Vasco Valente Lopes referiu que, no entanto, “vivemos tempos cada vez mais conturbados”, com a generalidade das pessoas “a viver com cada vez menos dinheiro enquanto a elite financeira o acumula desmesuradamente e o meio ambiente está cada vez mais negligenciado”.
“Os movimentos populistas encontram na angústia da desigualdade a tração para crescer, dividir as pessoas e, assim, enfraquecer a luta social e relegar a luta ambiental”, alertou.
“As comunidade, as pessoas e os recursos naturais foram transformados em ativos financeiros, e o Estado é uma espécie de bicho papão que a direita tenta emagrecer em tempos de vacas gordas, e ao qual se agarra que nem uma carraça em alturas de maior aperto.Os recursos e os lucros são privatizados. Os prejuízos, nacionalizados. E não devemos ter vergonha de o dizer, camaradas, isto é capitalismo”, vincou Vasco Valente Lopes.
Neste contexto, um voto no Bloco é, de acordo com o cabeça de lista, “um voto que desafia o privilégio de alguns, mas que garante a dignidade da maioria”, é “um voto na democracia, política e económica”, e também “um voto que afasta a direita do poder”.
“Uma política ativa de exploração e de esvaziamento”
Vítor Pimenta, cabeça de lista por Bragança, reforçou a ideia de que é premente reverter o “caminho para o abandono e esquecimento” a que tem sido sujeito o Interior.

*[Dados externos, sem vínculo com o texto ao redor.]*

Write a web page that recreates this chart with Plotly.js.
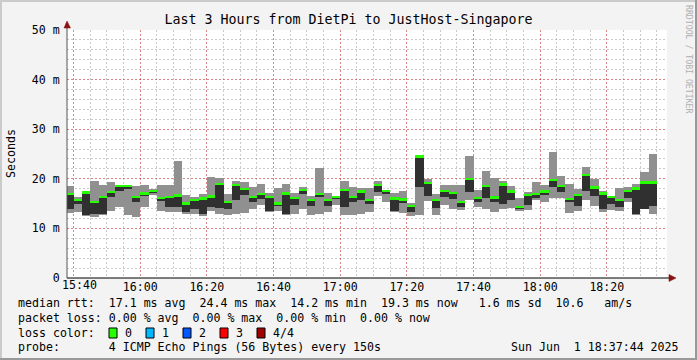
<!DOCTYPE html>
<html><head><meta charset="utf-8">
<script src="https://cdn.plot.ly/plotly-3.0.1.min.js"></script>
<style>html,body{margin:0;padding:0;background:#f3f3f3;}#chart{width:697px;height:360px;}</style>
</head><body><div id="chart"></div>
<script>
const day = '2025-06-01 ';
const stepEnds = [
"15:40:00","15:42:30","15:45:00","15:47:30","15:50:00","15:52:30","15:55:00","15:57:30",
"16:00:00","16:02:30","16:05:00","16:07:30","16:10:00","16:12:30","16:15:00","16:17:30",
"16:20:00","16:22:30","16:25:00","16:27:30","16:30:00","16:32:30","16:35:00","16:37:30",
"16:40:00","16:42:30","16:45:00","16:47:30","16:50:00","16:52:30","16:55:00","16:57:30",
"17:00:00","17:02:30","17:05:00","17:07:30","17:10:00","17:12:30","17:15:00","17:17:30",
"17:20:00","17:22:30","17:25:00","17:27:30","17:30:00","17:32:30","17:35:00","17:37:30",
"17:40:00","17:42:30","17:45:00","17:47:30","17:50:00","17:52:30","17:55:00","17:57:30",
"18:00:00","18:02:30","18:05:00","18:07:30","18:10:00","18:12:30","18:15:00","18:17:30",
"18:20:00","18:22:30","18:25:00","18:27:30","18:30:00","18:32:30","18:35:00"];

const pingMax = [
18.5,16.4,17.4,19.6,18.8,19.4,18.7,18.7,18.5,18.7,17.9,18.7,
18.7,23.5,16.7,16.3,16.9,20.4,20.1,16.9,19.6,19.4,18.3,19.0,
17.2,18.2,19.0,17.1,18.3,16.5,22.2,17.1,16.4,19.6,18.4,18.1,
18.2,19.6,17.7,17.1,17.5,15.1,24.8,20.0,16.9,18.7,18.7,18.7,
24.5,17.7,21.6,20.1,19.6,18.5,16.2,17.4,19.4,18.7,25.5,20.6,
19.0,17.9,22.4,20.0,17.5,16.5,18.2,18.4,19.0,21.4,25.0];

const pingMedian = [
16.9,15.7,17.2,15.3,16.3,17.3,18.5,18.6,16.3,17.0,17.5,16.1,
16.3,16.6,15.0,15.7,16.0,16.4,19.0,15.3,18.7,17.9,16.3,16.9,
16.3,15.0,17.0,16.1,17.7,15.7,16.9,15.7,16.3,17.7,16.3,17.4,
15.7,18.8,17.5,16.0,15.8,14.5,24.5,19.2,15.7,17.5,17.1,15.3,
20.0,16.1,18.5,16.2,18.9,17.4,14.3,16.7,16.9,17.4,19.8,18.6,
15.9,16.7,20.8,18.2,17.0,16.3,15.7,17.5,18.0,19.3,19.3];

const pingLow = [
13.9,14.9,12.7,13.0,12.9,16.4,17.6,18.0,15.3,16.6,17.2,15.5,
14.4,14.4,13.4,13.9,13.0,14.4,14.2,14.0,15.7,16.7,15.3,15.9,
13.5,14.6,12.9,14.7,16.9,14.6,16.4,14.6,15.9,14.4,15.3,15.7,
14.9,17.4,16.9,13.6,15.1,13.4,18.4,16.6,14.2,16.3,15.9,14.4,
17.4,15.4,16.2,15.3,14.9,15.7,14.0,14.7,16.1,16.7,18.4,17.4,
15.4,14.5,17.6,16.6,14.0,14.9,14.4,16.1,12.9,14.0,14.5];

const pingMin = [
13.2,13.4,12.5,12.4,12.8,13.5,14.4,12.7,12.4,14.4,16.7,13.6,
13.4,13.4,13.0,13.0,12.5,13.6,12.9,12.8,12.9,13.2,14.0,14.7,
13.4,13.6,12.7,13.0,13.9,12.8,12.9,13.4,14.7,12.7,12.7,13.0,
13.4,16.6,15.4,13.4,13.2,12.6,12.7,15.5,12.7,14.7,13.9,13.7,
15.7,14.4,14.0,13.4,14.0,14.2,13.6,13.8,15.7,15.3,16.1,16.1,
13.2,13.6,15.7,14.6,13.4,13.8,13.6,15.3,12.7,13.9,13.0];

const xTickVals = ["15:40:00","16:00:00","16:20:00","16:40:00","17:00:00","17:20:00","17:40:00","18:00:00","18:20:00"];
const xTickText = ["15:40","16:00","16:20","16:40","17:00","17:20","17:40","18:00","18:20"];
const yTickVals = [0,10,20,30,40,50];
const yTickText = ['0','10 m','20 m','30 m','40 m','50 m'];
const lossLabels = ['0','1','2','3','4/4'];
const lossColors = ['#26ff00','#00b8ff','#0059ff','#ff0000','#a00000'];
const titleText = 'Last 3 Hours from DietPi to JustHost-Singapore';
const statLines = [
 'median rtt:  17.1 ms avg  24.4 ms max  14.2 ms min  19.3 ms now   1.6 ms sd  10.6   am/s',
 'packet loss: 0.00 % avg  0.00 % max  0.00 % min  0.00 % now',
 'loss color:',
 'probe:       4 ICMP Echo Pings (56 Bytes) every 150s'];
const stampText = 'Sun Jun  1 18:37:44 2025';
const sideText = 'RRDTOOL / TOBI OETIKER';

const X = stepEnds.map(t => day + t);
const STEP = 150000;
const MONO = 'DejaVu Sans Mono';
const FS = 11.6;
// pixel helpers for plot area (l=67,r=667,t=30,b=278)
const px = p => (p - 67) / 600;
const py = p => (278 - p) / 248;

const common = {type:'bar', x:X, width:STEP, offset:-STEP, hoverinfo:'skip', showlegend:false};
const traces = [
 Object.assign({}, common, {base:pingMin, y:pingMax.map((v,i)=>v-pingMin[i]), marker:{color:'#909090', line:{width:0}}}),
 Object.assign({}, common, {base:pingLow, y:pingMedian.map((v,i)=>v-pingLow[i]), marker:{color:'#303030', line:{width:0}}}),
 Object.assign({}, common, {base:pingMedian.map(v=>v-0.25), y:pingMedian.map(()=>0.5), marker:{color:lossColors[0], line:{width:0}}})
];

const shapes = [];
const annotations = [];
// frame
shapes.push({type:'rect', xref:'paper', yref:'paper', x0:px(0), x1:px(697), y0:py(2), y1:py(0), fillcolor:'#cbcbcb', line:{width:0}});
shapes.push({type:'rect', xref:'paper', yref:'paper', x0:px(0), x1:px(2), y0:py(360), y1:py(0), fillcolor:'#cbcbcb', line:{width:0}});
shapes.push({type:'rect', xref:'paper', yref:'paper', x0:px(695), x1:px(697), y0:py(360), y1:py(0), fillcolor:'#999999', line:{width:0}});
shapes.push({type:'rect', xref:'paper', yref:'paper', x0:px(0), x1:px(697), y0:py(360), y1:py(358), fillcolor:'#999999', line:{width:0}});
// axis lines + arrows
shapes.push({type:'line', xref:'paper', yref:'paper', x0:px(67), x1:px(67), y0:py(278), y1:py(26), line:{color:'#555555', width:1}});
shapes.push({type:'line', xref:'paper', yref:'paper', x0:px(67), x1:px(671), y0:py(278), y1:py(278), line:{color:'#000000', width:1}});
shapes.push({type:'path', xref:'paper', yref:'paper', path:`M ${px(64)} ${py(28)} L ${px(70.5)} ${py(28)} L ${px(67)} ${py(21)} Z`, fillcolor:'#8b1010', line:{color:'#8b1010', width:0.5}});
shapes.push({type:'path', xref:'paper', yref:'paper', path:`M ${px(669)} ${py(274.5)} L ${px(669)} ${py(281.5)} L ${px(676)} ${py(278)} Z`, fillcolor:'#8b1010', line:{color:'#8b1010', width:0.5}});

// stats text
const rowsY = [303, 318, 333, 347];
statLines.forEach((t,i)=>annotations.push({xref:'paper', yref:'paper', x:px(16), y:py(rowsY[i]), xanchor:'left', yanchor:'middle', text:t.replace(/ /g,'&nbsp;'), showarrow:false, font:{family:MONO, size:FS, color:'#000'}}));
annotations.push({xref:'paper', yref:'paper', x:px(681), y:py(347), xanchor:'right', yanchor:'middle', text:stampText.replace(/ /g,'&nbsp;'), showarrow:false, font:{family:MONO, size:FS, color:'#000'}});
// loss legend
const sqX = [109, 146, 183, 220, 257];
lossLabels.forEach((lab,i)=>{
  shapes.push({type:'rect', xref:'paper', yref:'paper', x0:px(sqX[i]), x1:px(sqX[i]+8), y0:py(338), y1:py(328), fillcolor:lossColors[i], line:{color:'#000', width:1}});
  annotations.push({xref:'paper', yref:'paper', x:px(sqX[i]+14), y:py(333), xanchor:'left', yanchor:'middle', text:lab, showarrow:false, font:{family:MONO, size:FS, color:'#000'}});
});
// first x tick label (shifted inside like RRDtool)
annotations.push({xref:'paper', yref:'paper', x:px(79), y:py(285), xanchor:'center', yanchor:'middle', text:xTickText[0], showarrow:false, font:{family:MONO, size:FS, color:'#000'}});
// y title
annotations.push({xref:'paper', yref:'paper', x:px(11), y:0.5, xanchor:'center', yanchor:'middle', textangle:-90, text:'Seconds', showarrow:false, font:{family:MONO, size:FS, color:'#000'}});
// side text
annotations.push({xref:'paper', yref:'paper', x:px(689), y:py(59), xanchor:'center', yanchor:'middle', textangle:90, text:sideText, showarrow:false, font:{family:MONO, size:8.2, color:'#b0b0b0'}});

const layout = {
  width:697, height:360,
  margin:{l:67, r:30, t:30, b:82, pad:0},
  paper_bgcolor:'#f3f3f3', plot_bgcolor:'#ffffff',
  barmode:'overlay', bargap:0,
  title:{text:titleText, x:0.5, xref:'container', xanchor:'center', y:1-19/360, yref:'container', yanchor:'middle', font:{family:MONO, size:13.3, color:'#000'}},
  font:{family:MONO, size:FS, color:'#000'},
  xaxis:{type:'date', range:[day+'15:38:03', day+'18:38:03'], tickmode:'array', tickvals:xTickVals.map(t=>day+t), ticktext:['',...xTickText.slice(1)],
    showgrid:true, gridcolor:'rgba(255,0,0,0.35)', griddash:'2px,2px', gridwidth:1,
    minor:{tickmode:'linear', dtick:5*60000, tick0:day+'15:40:00', showgrid:true, gridcolor:'rgba(140,140,140,0.45)', griddash:'2px,2px', gridwidth:1},
    showline:false, zeroline:false, ticks:'', ticklabelstandoff:0, tickfont:{family:MONO, size:FS, color:'#000'}, fixedrange:true},
  yaxis:{range:[0,50], tickmode:'array', tickvals:yTickVals, ticktext:yTickText,
    showgrid:true, gridcolor:'rgba(255,0,0,0.35)', griddash:'2px,2px', gridwidth:1,
    minor:{tickmode:'linear', tick0:0, dtick:2, showgrid:true, gridcolor:'rgba(140,140,140,0.45)', griddash:'2px,2px', gridwidth:1},
    showline:false, zeroline:false, ticks:'outside', ticklen:4, tickcolor:'rgba(0,0,0,0)', tickfont:{family:MONO, size:FS, color:'#000'}, fixedrange:true},
  shapes:shapes, annotations:annotations
};
Plotly.newPlot('chart', traces, layout, {staticPlot:true, displayModeBar:false});
</script></body></html>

“Nas últimas décadas, o interior do país, e particularmente o nordeste transmontano, tem sido submetido a uma política ativa de exploração e de esvaziamento”, lamentou.

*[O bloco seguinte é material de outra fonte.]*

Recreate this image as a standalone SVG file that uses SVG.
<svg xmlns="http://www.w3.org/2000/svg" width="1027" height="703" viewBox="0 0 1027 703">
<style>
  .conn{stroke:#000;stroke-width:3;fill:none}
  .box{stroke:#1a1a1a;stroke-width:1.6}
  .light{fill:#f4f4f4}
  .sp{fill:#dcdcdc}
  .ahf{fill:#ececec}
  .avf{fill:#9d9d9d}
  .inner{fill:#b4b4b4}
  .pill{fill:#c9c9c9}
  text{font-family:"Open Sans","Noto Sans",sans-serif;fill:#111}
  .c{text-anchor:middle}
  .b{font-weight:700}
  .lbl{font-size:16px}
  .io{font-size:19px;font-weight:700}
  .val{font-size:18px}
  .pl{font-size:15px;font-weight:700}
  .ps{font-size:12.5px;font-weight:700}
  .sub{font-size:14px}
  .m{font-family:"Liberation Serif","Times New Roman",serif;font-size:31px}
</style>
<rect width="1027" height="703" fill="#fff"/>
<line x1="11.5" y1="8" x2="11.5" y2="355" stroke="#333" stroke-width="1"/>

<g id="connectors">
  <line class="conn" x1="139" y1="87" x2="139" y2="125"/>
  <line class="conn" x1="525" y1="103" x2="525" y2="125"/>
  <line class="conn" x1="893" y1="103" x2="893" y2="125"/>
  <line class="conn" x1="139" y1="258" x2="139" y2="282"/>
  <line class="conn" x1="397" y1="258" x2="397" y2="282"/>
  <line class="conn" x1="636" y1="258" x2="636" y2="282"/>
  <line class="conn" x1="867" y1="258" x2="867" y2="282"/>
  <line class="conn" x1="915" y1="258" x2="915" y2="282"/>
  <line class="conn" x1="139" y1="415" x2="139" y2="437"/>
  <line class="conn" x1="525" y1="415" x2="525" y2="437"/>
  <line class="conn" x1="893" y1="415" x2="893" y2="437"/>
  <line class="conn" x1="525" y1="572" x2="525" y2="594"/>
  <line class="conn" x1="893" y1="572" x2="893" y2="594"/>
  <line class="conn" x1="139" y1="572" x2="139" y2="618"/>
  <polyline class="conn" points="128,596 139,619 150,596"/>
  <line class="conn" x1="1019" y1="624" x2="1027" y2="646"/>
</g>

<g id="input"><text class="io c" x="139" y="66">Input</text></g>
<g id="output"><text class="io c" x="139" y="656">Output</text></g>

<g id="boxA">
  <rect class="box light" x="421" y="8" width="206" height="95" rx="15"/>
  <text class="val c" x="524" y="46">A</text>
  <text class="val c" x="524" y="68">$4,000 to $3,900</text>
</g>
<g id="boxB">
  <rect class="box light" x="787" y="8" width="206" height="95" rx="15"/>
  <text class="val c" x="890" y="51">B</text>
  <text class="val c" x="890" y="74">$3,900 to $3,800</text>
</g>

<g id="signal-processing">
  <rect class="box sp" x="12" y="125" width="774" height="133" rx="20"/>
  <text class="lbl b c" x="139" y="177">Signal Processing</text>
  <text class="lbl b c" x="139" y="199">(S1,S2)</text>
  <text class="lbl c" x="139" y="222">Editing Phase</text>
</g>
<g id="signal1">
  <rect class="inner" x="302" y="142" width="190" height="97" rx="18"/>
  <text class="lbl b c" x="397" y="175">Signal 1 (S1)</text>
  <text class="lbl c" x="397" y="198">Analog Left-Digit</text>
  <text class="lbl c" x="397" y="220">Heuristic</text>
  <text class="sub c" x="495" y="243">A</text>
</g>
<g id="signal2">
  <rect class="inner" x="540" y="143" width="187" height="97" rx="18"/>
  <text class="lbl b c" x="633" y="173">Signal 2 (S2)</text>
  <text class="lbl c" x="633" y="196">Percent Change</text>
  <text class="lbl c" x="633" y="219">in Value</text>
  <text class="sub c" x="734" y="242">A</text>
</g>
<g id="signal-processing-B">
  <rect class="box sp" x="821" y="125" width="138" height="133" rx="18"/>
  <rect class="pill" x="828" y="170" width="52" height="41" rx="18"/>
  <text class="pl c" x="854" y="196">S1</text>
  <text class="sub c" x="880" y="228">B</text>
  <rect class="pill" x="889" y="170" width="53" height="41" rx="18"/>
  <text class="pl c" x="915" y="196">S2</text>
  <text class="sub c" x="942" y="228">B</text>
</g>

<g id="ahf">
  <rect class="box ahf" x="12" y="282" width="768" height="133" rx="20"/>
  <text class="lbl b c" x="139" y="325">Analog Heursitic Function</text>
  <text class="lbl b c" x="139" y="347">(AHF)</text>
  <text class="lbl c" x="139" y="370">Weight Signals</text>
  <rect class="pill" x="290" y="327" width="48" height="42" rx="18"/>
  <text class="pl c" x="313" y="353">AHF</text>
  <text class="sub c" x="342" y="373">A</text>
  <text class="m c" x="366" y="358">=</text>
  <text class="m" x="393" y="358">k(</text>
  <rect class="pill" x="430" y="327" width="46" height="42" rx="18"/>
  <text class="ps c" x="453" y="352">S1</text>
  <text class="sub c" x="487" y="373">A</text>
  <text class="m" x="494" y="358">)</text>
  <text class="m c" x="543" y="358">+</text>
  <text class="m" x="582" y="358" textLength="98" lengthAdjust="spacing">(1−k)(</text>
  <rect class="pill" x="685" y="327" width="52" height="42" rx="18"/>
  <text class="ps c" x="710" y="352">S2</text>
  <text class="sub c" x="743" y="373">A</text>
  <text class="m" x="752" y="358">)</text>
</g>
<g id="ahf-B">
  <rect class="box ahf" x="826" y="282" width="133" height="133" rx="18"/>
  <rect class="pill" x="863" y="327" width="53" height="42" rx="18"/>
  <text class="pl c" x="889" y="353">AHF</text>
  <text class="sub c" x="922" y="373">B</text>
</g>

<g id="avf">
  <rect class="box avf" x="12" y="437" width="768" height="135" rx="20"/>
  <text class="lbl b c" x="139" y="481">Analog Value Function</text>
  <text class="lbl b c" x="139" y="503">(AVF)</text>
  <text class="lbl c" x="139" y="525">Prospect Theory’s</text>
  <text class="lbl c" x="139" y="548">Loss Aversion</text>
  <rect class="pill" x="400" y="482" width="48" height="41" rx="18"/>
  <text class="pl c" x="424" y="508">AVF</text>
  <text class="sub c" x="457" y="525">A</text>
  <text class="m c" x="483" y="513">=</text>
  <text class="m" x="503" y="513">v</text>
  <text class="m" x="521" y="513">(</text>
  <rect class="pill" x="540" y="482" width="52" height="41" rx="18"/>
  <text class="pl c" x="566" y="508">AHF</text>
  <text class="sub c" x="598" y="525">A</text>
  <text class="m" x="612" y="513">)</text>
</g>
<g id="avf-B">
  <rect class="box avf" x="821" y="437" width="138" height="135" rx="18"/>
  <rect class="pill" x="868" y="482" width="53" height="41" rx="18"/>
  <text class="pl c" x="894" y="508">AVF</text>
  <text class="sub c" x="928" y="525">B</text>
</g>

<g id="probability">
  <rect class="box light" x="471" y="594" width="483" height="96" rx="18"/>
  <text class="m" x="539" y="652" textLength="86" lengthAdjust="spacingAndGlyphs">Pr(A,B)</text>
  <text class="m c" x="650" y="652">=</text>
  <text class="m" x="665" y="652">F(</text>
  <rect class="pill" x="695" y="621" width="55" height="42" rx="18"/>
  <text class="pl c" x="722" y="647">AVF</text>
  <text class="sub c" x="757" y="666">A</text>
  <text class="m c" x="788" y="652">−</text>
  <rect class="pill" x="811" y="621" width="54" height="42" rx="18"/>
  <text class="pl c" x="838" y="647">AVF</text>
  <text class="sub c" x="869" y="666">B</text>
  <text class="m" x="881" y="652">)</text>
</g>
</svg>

O candidato detalhou que, ao mesmo tempo que “os serviços públicos têm sido encerrados e as linhas ferroviárias, eixos centrais na mobilidade num território vasto e acidentado, desativadas”, têm-se “erguido barragens sobre as paisagens e os modos de vida, privando as pessoas da sua terra, da sua água e da sua alma, forçando uma rutura quase irreversível com o seu passado e, sobretudo, com o seu futuro”.
Vítor Pimenta denunciou as “manobras de distração” de quem “destrói a paisagem do Vale do Tua, afundando a linha ferroviária que servia as populações” e deixa “por cumprir um Plano de Mobilidade já devidamente de financiado e entregue a um conhecido empresário do ramo do turismo”.
O cabeça de lista do Bloco por Bragança lembrou ainda como “grandes empresas como a EDP, se desdobram em malabarismos burocráticos, para fugir às suas obrigações fiscais e não pagar a compensação devida aos municípios e às populações do Vale do Douro, mais propriamente na Terra de Miranda”.
Vítor Pimenta fez também referência à “força viva e ancestral de uma terra de viveres e de língua próprios, a lhéngua Mirandesa”, e toda “a linguagem de relação com a natureza, um mundo transfronteiriço que é preciso valorizar e legitimar democraticamente”.
O candidato exigiu que “se repense e se recoloque, com urgência, na agenda política a regionalização de Portugal continental” e que seja criado “um mecanismo de compensação para os distritos do interior”.
“O interior não é nem pode ser só apenas lugar de extração de recursos, de votos e deputados convenientes e coniventes com os interesses de grandes grupos económicos”, vincou.